HMCS St. Francis, named for a small river on the boundary between Quebec and Maine, served in the MOEF and WLEF without ever having a chance of distinguish herself. In 1943, after many thousands of miles of steaming, her machinery and hull became so worn that she was attached to HMCS Cornwallis, the New Entry Training Establishment on Annapolis Basin, as a training ship.
HMCS Annapolis, because of an early boiler accident, did not operate beyond the station of the WLEF, where she put in three hard years of steaming. Her only adventure came after becoming a training tender to HMCS Cornwallis in 1944, when she salvaged SS James Miller, aground near Grand Manan in the Bay of Fundy.
HMCS Hamilton was involved in a collision and a grounding, which kept her out of action until June 1941. Her activity too was confined to the WLEF, but she did sight a U-boat and make an inconclusive attack. In 1944 she became a tender to HMCS Cornwallis along with Annapolis and St. Francis.
The six survivors were finally paid off in the spring of 1945 and sold to ship breakers in the United States, but St. Francis cheated the knackers—she was sunk in collision off Cape Cod while in tow.

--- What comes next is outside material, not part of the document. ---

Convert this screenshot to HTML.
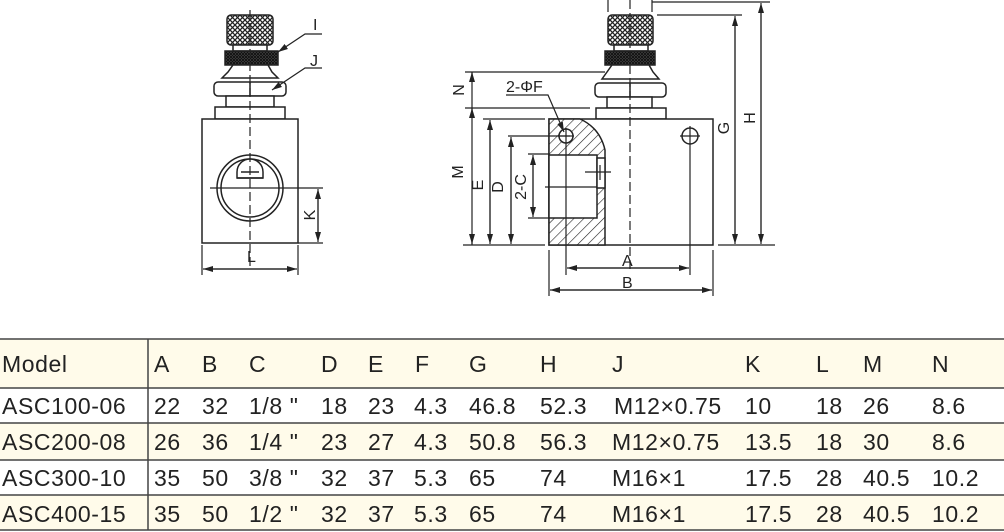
<!DOCTYPE html>
<html><head><meta charset="utf-8"><style>
html,body{margin:0;padding:0;background:#fff;}
svg{display:block;font-family:"Liberation Sans",sans-serif;}
</style></head><body>
<svg width="1004" height="532" viewBox="0 0 1004 532" xmlns="http://www.w3.org/2000/svg">
<defs>
<pattern id="knurl" width="5" height="5" patternUnits="userSpaceOnUse">
<rect width="5" height="5" fill="#fff"/><path d="M0 0L5 5M5 0L0 5" stroke="#222" stroke-width="1.3"/></pattern>
<pattern id="knurl2" width="3" height="3" patternUnits="userSpaceOnUse">
<rect width="3" height="3" fill="#555"/><path d="M0 0L3 3M3 0L0 3" stroke="#111" stroke-width="1"/></pattern>
<pattern id="hatch" width="7" height="7" patternUnits="userSpaceOnUse" patternTransform="rotate(45)">
<rect width="7" height="7" fill="#fff"/><line x1="0" y1="0" x2="0" y2="7" stroke="#222" stroke-width="1.2"/></pattern>
<marker id="ar" markerWidth="10" markerHeight="6" refX="10" refY="3" orient="auto" markerUnits="userSpaceOnUse"><path d="M0 0L10 3L0 6z" fill="#222"/></marker>
</defs>
<g stroke="#222" stroke-width="1.5" fill="#fff">
<rect x="227" y="15" width="46" height="30" rx="4" fill="url(#knurl)"/>
<rect x="233" y="45" width="34" height="6"/>
<rect x="225" y="51" width="53" height="14" fill="url(#knurl2)"/>
<path d="M233 65H268L272 72L278 78H222L228 72Z"/>
<rect x="214" y="82" width="72" height="14" rx="4"/>
<line x1="250" y1="82" x2="250" y2="96"/>
<rect x="226" y="96" width="48" height="11"/>
<rect x="215" y="107" width="70" height="12"/>
<rect x="202" y="119" width="96" height="124"/>
<circle cx="250" cy="188" r="33"/>
<circle cx="250" cy="188" r="29"/>
<path d="M237 172A13 13 0 0 1 263 172V178H237Z"/>
<line x1="237" y1="178" x2="263" y2="178"/>
<line x1="241" y1="172" x2="259" y2="172"/>
</g>
<g stroke="#222" stroke-width="1.2" fill="none">
<line x1="250" y1="10" x2="250" y2="268" stroke-dasharray="9,4"/>
<line x1="210" y1="188" x2="323" y2="188"/>
<line x1="298" y1="243" x2="323" y2="243"/>
<line x1="318" y1="192" x2="318" y2="242" marker-end="url(#ar)"/>
<line x1="318" y1="239" x2="318" y2="189" marker-end="url(#ar)"/>
<line x1="202" y1="245" x2="202" y2="275"/>
<line x1="298" y1="245" x2="298" y2="275"/>
<line x1="206" y1="269" x2="297" y2="269" marker-end="url(#ar)"/>
<line x1="294" y1="269" x2="203" y2="269" marker-end="url(#ar)"/>
<polyline points="322,34 305,34 278,52" marker-end="url(#ar)"/>
<polyline points="322,68 305,68 272,90" marker-end="url(#ar)"/>
</g>
<g font-size="16" fill="#222">
<text x="313" y="30">I</text>
<text x="310" y="66">J</text>
<text x="247" y="262">L</text>
<text transform="translate(315,215) rotate(-90)" text-anchor="middle">K</text>
</g>
<g stroke="#222" stroke-width="1.5" fill="#fff">
<rect x="608" y="15" width="45" height="30" rx="4" fill="url(#knurl)"/>
<rect x="614" y="45" width="34" height="6"/>
<rect x="605" y="51" width="50" height="14" fill="url(#knurl2)"/>
<path d="M612 65H649L653 72L659 79H602L607 72Z"/>
<rect x="595" y="83" width="71" height="14" rx="4"/>
<line x1="630" y1="83" x2="630" y2="97"/>
<rect x="607" y="97" width="45" height="11"/>
<rect x="596" y="108" width="70" height="11"/>
<rect x="549" y="119" width="164" height="126"/>
<path d="M549 119H580Q600 128 605 150V245H549Z" fill="url(#hatch)"/>
<rect x="549" y="155" width="48" height="63"/>
<rect x="597" y="158" width="8" height="30"/>
<circle cx="566" cy="136" r="7"/>
<circle cx="690" cy="136" r="8"/>
</g>
<g stroke="#222" stroke-width="1.2" fill="none">
<line x1="630" y1="0" x2="630" y2="272" stroke-dasharray="9,4"/>
<line x1="608" y1="0" x2="608" y2="12"/><line x1="652" y1="0" x2="652" y2="12"/>
<line x1="652" y1="2" x2="770" y2="2"/>
<line x1="657" y1="15" x2="742" y2="15"/>
<line x1="718" y1="245" x2="775" y2="245"/>
<line x1="761" y1="6" x2="761" y2="244" marker-end="url(#ar)"/>
<line x1="761" y1="241" x2="761" y2="3" marker-end="url(#ar)"/>
<line x1="735" y1="19" x2="735" y2="244" marker-end="url(#ar)"/>
<line x1="735" y1="241" x2="735" y2="16" marker-end="url(#ar)"/>
<line x1="465" y1="72" x2="605" y2="72"/>
<line x1="465" y1="108" x2="590" y2="108"/>
<line x1="472" y1="72" x2="472" y2="245"/>
<line x1="472" y1="76" x2="472" y2="72" marker-end="url(#ar)"/>
<line x1="472" y1="112" x2="472" y2="108" marker-end="url(#ar)"/>
<line x1="472" y1="239" x2="472" y2="244" marker-end="url(#ar)"/>
<line x1="463" y1="245" x2="545" y2="245"/>
<line x1="483" y1="119" x2="545" y2="119"/>
<line x1="490" y1="123" x2="490" y2="244" marker-end="url(#ar)"/>
<line x1="490" y1="240" x2="490" y2="120" marker-end="url(#ar)"/>
<line x1="508" y1="136" x2="570" y2="136"/>
<line x1="511" y1="140" x2="511" y2="244" marker-end="url(#ar)"/>
<line x1="511" y1="240" x2="511" y2="137" marker-end="url(#ar)"/>
<line x1="528" y1="154" x2="549" y2="154"/>
<line x1="528" y1="218" x2="549" y2="218"/>
<line x1="533" y1="158" x2="533" y2="217" marker-end="url(#ar)"/>
<line x1="533" y1="214" x2="533" y2="155" marker-end="url(#ar)"/>
<line x1="545" y1="187" x2="597" y2="187"/>
<line x1="585" y1="172" x2="611" y2="172"/><line x1="600" y1="165" x2="600" y2="180"/>
<line x1="566" y1="128" x2="566" y2="275"/>
<line x1="558" y1="136" x2="574" y2="136"/>
<line x1="680" y1="136" x2="700" y2="136"/>
<line x1="690" y1="126" x2="690" y2="275"/>
<line x1="549" y1="250" x2="549" y2="296"/>
<line x1="713" y1="250" x2="713" y2="296"/>
<line x1="570" y1="268" x2="689" y2="268" marker-end="url(#ar)"/>
<line x1="686" y1="268" x2="567" y2="268" marker-end="url(#ar)"/>
<line x1="553" y1="290" x2="712" y2="290" marker-end="url(#ar)"/>
<line x1="709" y1="290" x2="550" y2="290" marker-end="url(#ar)"/>
<polyline points="506,95 548,95 564,132" marker-end="url(#ar)"/>
</g>
<g font-size="16" fill="#222">
<text x="506" y="92">2-ΦF</text>
<text x="622" y="266">A</text>
<text x="622" y="288">B</text>
<text transform="translate(464,90) rotate(-90)" text-anchor="middle">N</text>
<text transform="translate(463,172) rotate(-90)" text-anchor="middle">M</text>
<text transform="translate(483,185) rotate(-90)" text-anchor="middle">E</text>
<text transform="translate(503,187) rotate(-90)" text-anchor="middle">D</text>
<text transform="translate(526,187) rotate(-90)" text-anchor="middle">2-C</text>
<text transform="translate(729,128) rotate(-90)" text-anchor="middle">G</text>
<text transform="translate(755,118) rotate(-90)" text-anchor="middle">H</text>
</g>
<rect x="0" y="339" width="1004" height="49" fill="#fffbea"/>
<rect x="0" y="423" width="1004" height="37" fill="#fffbea"/>
<rect x="0" y="495" width="1004" height="35" fill="#fffbea"/>
<g stroke="#444" stroke-width="1.5">
<line x1="0" y1="339" x2="1004" y2="339"/>
<line x1="0" y1="388" x2="1004" y2="388"/>
<line x1="0" y1="423" x2="1004" y2="423"/>
<line x1="0" y1="460" x2="1004" y2="460"/>
<line x1="0" y1="495" x2="1004" y2="495"/>
<line x1="0" y1="530" x2="1004" y2="530"/>
<line x1="148" y1="339" x2="148" y2="530"/>
</g>
<g font-size="23" fill="#222" letter-spacing="0.6">
<text y="372"><tspan x="2">Model</tspan><tspan x="154">A</tspan><tspan x="202">B</tspan><tspan x="249">C</tspan><tspan x="321">D</tspan><tspan x="368">E</tspan><tspan x="415">F</tspan><tspan x="469">G</tspan><tspan x="540">H</tspan><tspan x="612">J</tspan><tspan x="745">K</tspan><tspan x="816">L</tspan><tspan x="863">M</tspan><tspan x="932">N</tspan></text>
<text y="414"><tspan x="2">ASC100-06</tspan><tspan x="154">22</tspan><tspan x="202">32</tspan><tspan x="249">1/8 "</tspan><tspan x="321">18</tspan><tspan x="368">23</tspan><tspan x="414">4.3</tspan><tspan x="469">46.8</tspan><tspan x="540">52.3</tspan><tspan x="614">M12×0.75</tspan><tspan x="745">10</tspan><tspan x="816">18</tspan><tspan x="863">26</tspan><tspan x="932">8.6</tspan></text>
<text y="450"><tspan x="2">ASC200-08</tspan><tspan x="154">26</tspan><tspan x="202">36</tspan><tspan x="249">1/4 "</tspan><tspan x="321">23</tspan><tspan x="368">27</tspan><tspan x="414">4.3</tspan><tspan x="469">50.8</tspan><tspan x="540">56.3</tspan><tspan x="612">M12×0.75</tspan><tspan x="745">13.5</tspan><tspan x="816">18</tspan><tspan x="863">30</tspan><tspan x="932">8.6</tspan></text>
<text y="486"><tspan x="2">ASC300-10</tspan><tspan x="154">35</tspan><tspan x="202">50</tspan><tspan x="249">3/8 "</tspan><tspan x="321">32</tspan><tspan x="368">37</tspan><tspan x="414">5.3</tspan><tspan x="469">65</tspan><tspan x="540">74</tspan><tspan x="612">M16×1</tspan><tspan x="745">17.5</tspan><tspan x="816">28</tspan><tspan x="863">40.5</tspan><tspan x="932">10.2</tspan></text>
<text y="522"><tspan x="2">ASC400-15</tspan><tspan x="154">35</tspan><tspan x="202">50</tspan><tspan x="249">1/2 "</tspan><tspan x="321">32</tspan><tspan x="368">37</tspan><tspan x="414">5.3</tspan><tspan x="469">65</tspan><tspan x="540">74</tspan><tspan x="612">M16×1</tspan><tspan x="745">17.5</tspan><tspan x="816">28</tspan><tspan x="863">40.5</tspan><tspan x="932">10.2</tspan></text>
</g>
</svg>
</body></html>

The four-stackers are gone but not forgotten. Their names are being revived and the battle honours they won have been inherited by new vessels. The names of Hamilton, St. Clair, and St. Francis have no prospect of being borne by ships in the near future, but Columbia, Niagara, and St. Croix are in commission and Annapolis is shortly to be built.
HMC Ships Columbia and St. Croix (each second of name) are two of the seven Restigouche Class destroyer escorts. St. Croix was laid down at the Marine Industries Ltd. yard at Sorel, Quebec, on 15 October 1954 and launched on 17 November 1956. She was commissioned on 4 October 1948. Columbia was built by the Burrard Dry Dock Company at North Vancouver, British Columbia. Construction started on 11 June 1953. She was launched on 1 November 1956 and commissioned on 7 November 1959. Both ships belong to the Fifth Canadian Escort Squadron based at Halifax, Nova Scotia.
HMCS Annapolis, second of name, is to be laid down in 1960, the fifth of the six Mackenzie Class destroyer escorts. The revival of this name among a group of “rivers” is made possible by the Annapolis River at whose mouth the town of Annapolis Royal stands.
HMCS Niagara, second of name, is not a sea-going vessel but a “stone frigate”—a shore establishment. By a pleasant legal fiction, naval establishments ashore are commissioned as HMC Ships. This was essential in the past when the law required that naval personnel be borne on the books of a ship and come under the authority of her captain for disciplinary and administrative purposes if they were to draw pay. Nowadays, in the Canadian service at least, the ship exists in spirit only and there is not necessarily any floating hull. Niagara is in Washington, D. C., and her commanding officer is the Naval Member, Canadian Joint Staff, Washington, at present Commodore O. C. S. Robertson, GM, RD, CD, RCN. Her complement includes all Canadian naval personnel serving in the USA: with the Joint Staff, with SACLANT’s Staff, in exchange or liaison appointments with the USN and on courses in USN schools. HMCS Niobe in London, named for one of the first ships in the RCN, fulfills a similar function in Britain.
Ships in Commonwealth navies who inherit their names from predecessors in the British service, also inherit the battle honours won by those predecessors. Columbia was the only four-stacker to come into this category. The first ship in the RN to bear the name was the Boston privateer Curlew, captured by HMS Acasta off Cape Sable, Nova Scotia, in 1813 and renamed. She was sold in 1820 and followed in 1829 by a paddle steamer used as a packet, trooper, and surveying vessel until 1857. The third of name was an auxiliary patrol trawler taken up for service in the North Sea in 1914. She was sunk in action with German torpedo boats on 1 May 1915. Thus HMCS Columbia’s battle honours are Belgian Coast 1914-15, Atlantic 1940-44.
St. Croix has been awarded Atlantic 1940-43, Niagara—Atlantic 1940-44 and Annapolis will probably be awarded Atlantic 1940—43. These appear on carven teak scrolls with the ship’s badge and motto to be displayed on the quarter-deck on suitable occasions.
HMCS Niagara’s badge, designed for the second of name, shows a star from the American flag and a maple leaf from the arms of Canada closely linked by a waterfall. This is to show her function of liaison between the two nations, but the seven ships with four stacks each were a much more lively and practical symbol of the close relationship.
[1] The “Town” Class Destroyers; the Story of the “Four-Stackers”; records of service of the fifty destroyers transferred from the United States to the Royal Navy or the Royal Canadian Navy in September, 1940, for service in the Second World War. London. The Admiralty. 1949. This book was published by the Admiralty for presentation to the towns after which the ships were named. Whether only fifty copies were distributed to the American towns or fifty or more went to the British and colonial towns as well I do not know. Since five of the Canadian-manned ships were named for rivers, their books came into possession of the RCN and one, that for HMCS St. Clair, is in the Library of the Department of National Defence in Ottawa.
It is a handsome volume bound by hand in blue linen and morocco with nautical motifs in gold on the spine. It is printed on one side of the page only with photographs of the ships pasted in on the blank pages.